I needed a laptop stand that would me to have my monitor at the proper height, and would angle my keyboard the way that I like. I wanted it to be sturdy, and to allow space for the vents to cool properly.

Step 1: Planning

I find the best way when making projects for me is to jump right in.

I made a prototype of what I wanted out of cardboard and assembled it to test the height and angle of the keyboard.

I also wanted to ensure that the height was not too high for my wife to use. It is good that I tested this, because while she was comfortable with the angle, the height off the desk was to much for her.

I took about an inch off the bottom of the prototype before i started actual construction.

Step 2: Tools

As we are in a new apartment I do not yet have access to a saw. For this project I bought a coping saw for $7.00 from my local hardware store (This definitely brought back memories from my 8th grade tech classes). But it would be best to cut this out with scroll saw or band saw.

Assuming you already have the saw the only thing you need for this project is the particle board. I got a 2x4 sheet for $4.22, and it would be enough to make this project three times over.

I also bought a length of 1" x 1/4" molding that i plan to use to build a housing for a 4 port usb hub on the side of my laptop stand, but that is a later project.

Step 3: Measure Twice, Cut Once.

I took measurements from my prototypeand cut all the pieces out of particle board. In my final project I only used two legs instead of the three in the prototype as two provides more than enough stability.

I have three cross pieces connecting the two legs, two on the bottom and one on the top.

After cutting them out i made 1 inch slots for the top and bottom, 1 inch from the back and another set of slots in the middle of the bottom.

I made matching slots in all the cross pieces.

I made it so all the faces showing on my pieces were the laminated side of the particle board, but you could make this out of any material from wood with a stain or paint to plexiglass, and it would be just as functional.

Step 4: Testing

All that was left was to use it with my laptop and see if it was comfortable.

I did end up tweaking some spots, as the front of the legs were too high and made it uncomfortable to use, but this was an easy fix.

Step 5: Future Plans

I intend to add a four port usb hub on the side or back of the stand so that I can leave my printer, scanner and mouse plugged in to this and only have to plug in one thing.

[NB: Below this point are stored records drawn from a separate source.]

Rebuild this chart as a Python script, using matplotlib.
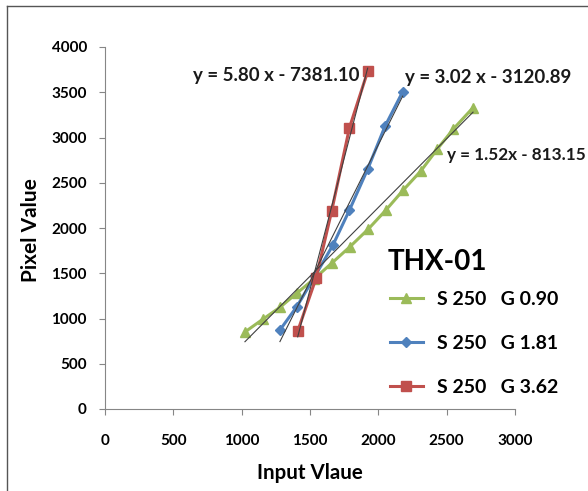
import matplotlib
matplotlib.use('Agg')
import matplotlib.pyplot as plt
from matplotlib.lines import Line2D
import numpy as np

plt.rcParams['font.family'] = ['Lato', 'DejaVu Sans']

# S 250 G 0.90 (green triangles)
x_g090 = [1024, 1154, 1280, 1402, 1529, 1658, 1793, 1927, 2056, 2183, 2311, 2432, 2549, 2693]
y_g090 = [851, 991, 1123, 1278, 1436, 1610, 1794, 1989, 2199, 2420, 2630, 2873, 3094, 3330]
# S 250 G 1.81 (blue diamonds)
x_g181 = [1280, 1403, 1537, 1668, 1789, 1924, 2049, 2178]
y_g181 = [873, 1130, 1470, 1812, 2199, 2657, 3125, 3505]
# S 250 G 3.62 (red squares)
x_g362 = [1410, 1544, 1659, 1789, 1922]
y_g362 = [860, 1444, 2191, 3110, 3730]

labels = ['S 250   G 0.90', 'S 250   G 1.81', 'S 250   G 3.62']
slopes = [1.52, 3.02, 5.80]
intercepts = [-813.15, -3120.89, -7381.10]
eq_texts = ['y = 1.52x - 813.15', 'y = 3.02 x - 3120.89', 'y = 5.80 x - 7381.10']
eq_pos = [(2502, 2807), (2195, 3668), (644, 3690)]
eq_sizes = [12.3, 13.5, 13.5]

colors = ['#9BBB59', '#4F81BD', '#C0504D']
markers = ['^', 'D', 's']
msizes = [7, 5, 7.5]

fig = plt.figure(figsize=(5.88, 4.91), dpi=100)
ax = fig.add_axes([105/588, 1 - 409/491, 410/588, 362/491])

series = [(x_g090, y_g090), (x_g181, y_g181), (x_g362, y_g362)]
for (xs, ys), c, m, ms, lab in zip(series, colors, markers, msizes, labels):
    ax.plot(xs, ys, color=c, marker=m, markersize=ms, linewidth=2.2,
            label=lab, zorder=2)

# linear trendlines
for (xs, ys), a, b in zip(series, slopes, intercepts):
    xx = np.array([min(xs), max(xs)])
    ax.plot(xx, a * xx + b, color='#404040', linewidth=0.8, zorder=3)

for txt, (tx, ty), fs in zip(eq_texts, eq_pos, eq_sizes):
    ax.text(tx, ty, txt, fontsize=fs, fontweight='bold', ha='left',
            va='center', clip_on=False, color='#1a1a1a')

ax.set_xlim(0, 3000)
ax.set_ylim(0, 4000)
ax.set_xticks(range(0, 3001, 500))
ax.set_yticks(range(0, 4001, 500))
for s in ['top', 'right']:
    ax.spines[s].set_visible(False)
for s in ['left', 'bottom']:
    ax.spines[s].set_color('#868686')
ax.tick_params(direction='out', length=4, color='#868686', labelsize=11)
for lbl in ax.get_xticklabels() + ax.get_yticklabels():
    lbl.set_fontweight('bold')
ax.tick_params(axis='x', pad=14)
ax.tick_params(axis='y', pad=9)

ax.set_xlabel('Input Vlaue', fontsize=14.8, fontweight='bold')
ax.set_ylabel('Pixel Value', fontsize=15, fontweight='bold')
ax.xaxis.set_label_coords(0.5, -0.15)
ax.yaxis.set_label_coords(-0.155, 0.494)

# legend title drawn as text, entries as a legend
ax.text(2071, 1624, 'THX-01', fontsize=20, fontweight='bold', ha='left',
        va='center')
leg = ax.legend(loc='upper left', bbox_to_anchor=(0.695, 0.327),
                frameon=False, fontsize=14, handlelength=1.7,
                labelspacing=1.4, handletextpad=0.72,
                borderpad=0, borderaxespad=0)
for t in leg.get_texts():
    t.set_fontweight('bold')

# outer frame (top and left edges)
fig.add_artist(Line2D([7/588, 7/588], [0, 1 - 6/491], color='#555555', linewidth=1))
fig.add_artist(Line2D([7/588, 1], [1 - 6/491, 1 - 6/491], color='#555555', linewidth=1))

fig.savefig('out.png', dpi=100)
plt.close(fig)
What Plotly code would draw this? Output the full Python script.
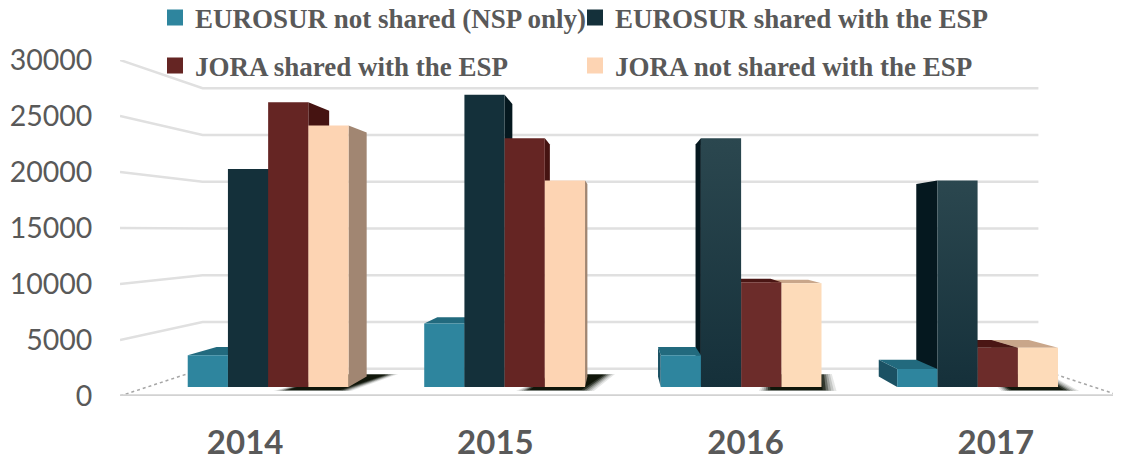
import plotly.graph_objects as go

years = ["2014", "2015", "2016", "2017"]
series = ["EUROSUR not shared (NSP only)", "EUROSUR shared with the ESP",
          "JORA shared with the ESP", "JORA not shared with the ESP"]
eurosur_not_shared = [3000, 6000, 3000, 1700]
eurosur_shared = [20600, 27600, 23500, 19500]
jora_shared = [26900, 23500, 9900, 3700]
jora_not_shared = [24700, 19500, 9800, 3700]
values = [eurosur_not_shared, eurosur_shared, jora_shared, jora_not_shared]
y_ticks = [0, 5000, 10000, 15000, 20000, 25000, 30000]

front_colors = ["#2e859e", "#14303a", "#652523", "#fdd4b3"]
front_colors_late = ["#2e859e", "#14303a", "#6c2c2a", "#fddbb9"]
top_colors = ["#226a7e", "#0f262e", "#4a1614", "#c9a68a"]
side_colors = ["#1b5163", "#05181f", "#451311", "#a18672"]
dark_gradient_top = "#2b474f"
dark_gradient_bottom = "#15303a"
grey = "#595959"
grid = "#e0e0e0"

# perspective of the 3-D chart, expressed in axis units
VX, VV = 2.0, 14700
S_FRONT, S_BACK_BAR, S_WALL = 1.0, 0.945, 0.835
S_BAR_REAR = 0.882
BAR_W = 0.17
GROUP_SHIFT = 0.01


def proj(x, v, s):
    return VX + (x - VX) * s, VV + (v - VV) * s


def poly(points, color, opacity=1.0, gradient=None):
    xs = [p[0] for p in points] + [points[0][0]]
    ys = [p[1] for p in points] + [points[0][1]]
    kw = dict(fillcolor=color)
    if gradient:
        kw = dict(fillgradient=dict(type="vertical", colorscale=[[0, gradient[0]], [1, gradient[1]]]))
    return go.Scatter(x=xs, y=ys, mode="lines", fill="toself", line=dict(width=0),
                      opacity=opacity, showlegend=False, hoverinfo="skip", **kw)


fig = go.Figure()

# walls and gridlines
gx, gy = [], []
for v in y_ticks[1:]:
    for X, s in [(0, S_FRONT), (0, S_WALL), (4, S_WALL)]:
        a, b = proj(X, v, s)
        gx.append(a)
        gy.append(b)
    gx.append(None)
    gy.append(None)
a, b = proj(0, 0, S_WALL)
c, d = proj(4, 0, S_WALL)
gx += [a, c]
gy += [b, d]
fig.add_trace(go.Scatter(x=gx, y=gy, mode="lines", line=dict(color=grid, width=2.5),
                         showlegend=False, hoverinfo="skip"))
for X in (0, 4):
    a, b = proj(X, 0, S_WALL)
    c, d = proj(X, 0, S_FRONT)
    fig.add_trace(go.Scatter(x=[a, c], y=[b, d], mode="lines",
                             line=dict(color="#a6a6a6", width=1.5, dash="dot"),
                             showlegend=False, hoverinfo="skip"))
a, b = proj(0, 0, S_FRONT)
c, d = proj(4, 0, S_FRONT)
fig.add_trace(go.Scatter(x=[a, c], y=[b, d], mode="lines", cliponaxis=False,
                         line=dict(color="#d2d2d2", width=3.5), showlegend=False, hoverinfo="skip"))

for g in range(4):
    cx = g + 0.5 + GROUP_SHIFT
    left = cx - 2 * BAR_W

    # soft floor shadow behind the last bar of the group
    sl = left + 3 * BAR_W
    sr = left + 4 * BAR_W
    for grow, op in [(0.04, 0.10), (0.03, 0.14), (0.02, 0.2), (0.01, 0.35), (0.0, 0.6), (-0.012, 0.85)]:
        fig.add_trace(poly([proj(sl - 0.07 - grow, 0, 0.965 + grow * 0.12),
                            proj(sr + 0.0 + grow, 0, 0.965 + grow * 0.12),
                            proj(sr + 0.085 + grow, 0, 0.87 - grow * 0.1),
                            proj(sl, 0, 0.87 - grow * 0.1)], "#0a1005", op))

    order = range(4) if g < 2 else range(3, -1, -1)
    colors = front_colors if g < 2 else front_colors_late
    for j in order:
        xl = left + j * BAR_W
        xr = xl + BAR_W
        top = values[j][g]
        f = S_BACK_BAR
        r = S_BAR_REAR
        # side face, on the side turned towards the vanishing point
        edge = xr if xr < VX else xl
        fig.add_trace(poly([proj(edge, 0, f), proj(edge, top, f),
                            proj(edge, top, r), proj(edge, 0, r)], side_colors[j]))
        # top face, only seen below eye level
        if top < VV:
            fig.add_trace(poly([proj(xl, top, f), proj(xr, top, f),
                                proj(xr, top, r), proj(xl, top, r)], top_colors[j]))
        grad = None
        if j == 1 and g >= 2:
            grad = (dark_gradient_bottom, dark_gradient_top)
        fig.add_trace(poly([proj(xl, 0, f), proj(xr, 0, f),
                            proj(xr, top, f), proj(xl, top, f)], colors[j], gradient=grad))

# legend keys
for j, name in enumerate(series):
    fig.add_trace(go.Scatter(x=[None], y=[None], mode="markers", name=name,
                             marker=dict(symbol="square", size=16, color=front_colors[j]),
                             legend="legend" if j < 2 else "legend2"))

FIG_W, FIG_H = 1113, 451
legend_style = dict(orientation="h", xanchor="left", yanchor="middle",
                    xref="container", yref="container",
                    x=(155 - 8) / FIG_W, entrywidth=375, entrywidthmode="pixels",
                    bgcolor="rgba(0,0,0,0)", borderwidth=0, itemclick=False, itemdoubleclick=False,
                    font=dict(family="Liberation Serif", size=27, color=grey, weight="bold"))

# the page keeps an 8 px body margin, so the figure is 8 px smaller than the window
fig.update_layout(
    width=FIG_W, height=FIG_H, paper_bgcolor="white", plot_bgcolor="white",
    margin=dict(l=112, r=0, t=52, b=63, autoexpand=False),
    showlegend=True,
    legend=dict(y=1 - (18 - 8) / FIG_H, **legend_style),
    legend2=dict(y=1 - (66 - 8) / FIG_H, **legend_style),
    xaxis=dict(range=[0, 4], tickmode="array", tickvals=[0.5, 1.5, 2.5, 3.5], ticktext=years,
               showgrid=False, zeroline=False, showline=False, ticks="outside", ticklen=17,
               tickcolor="rgba(0,0,0,0)", automargin=False,
               tickfont=dict(family="Lato", size=33, color=grey, weight="bold")),
    yaxis=dict(range=[0, 30000], tickmode="array", tickvals=y_ticks,
               ticktext=[str(v) for v in y_ticks],
               showgrid=False, zeroline=False, showline=False, ticks="outside", ticklen=21,
               tickcolor="rgba(0,0,0,0)", automargin=False,
               tickfont=dict(family="Lato", size=28.5, color=grey)),
)
fig.write_html("out.html")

I also want to build a wrap around front with a padded wrist rest that will cover the laptop mouse pad, as I use a usb mouse when it is at my desk.

Thanks for reading.
This is good and solves the problem my old laptop had of overheating from being too close to the table. Particle board is good and I like the Plexiglas idea, but if you go back to Step 1 and triple the thickness of the cardboard with any white glue, you'd be finished. I like to criss-cross the grain of glued cardboard for more stiffness.
Technically the thing was pretty darn sturdy with a single sheet of cardboard. I mostly just wanted something made of wood, and a project to do. When you figure that the supplies that I used only cost me $4.22, I think it was worth it to use the particle board. Especially as I don't have any glue on hand.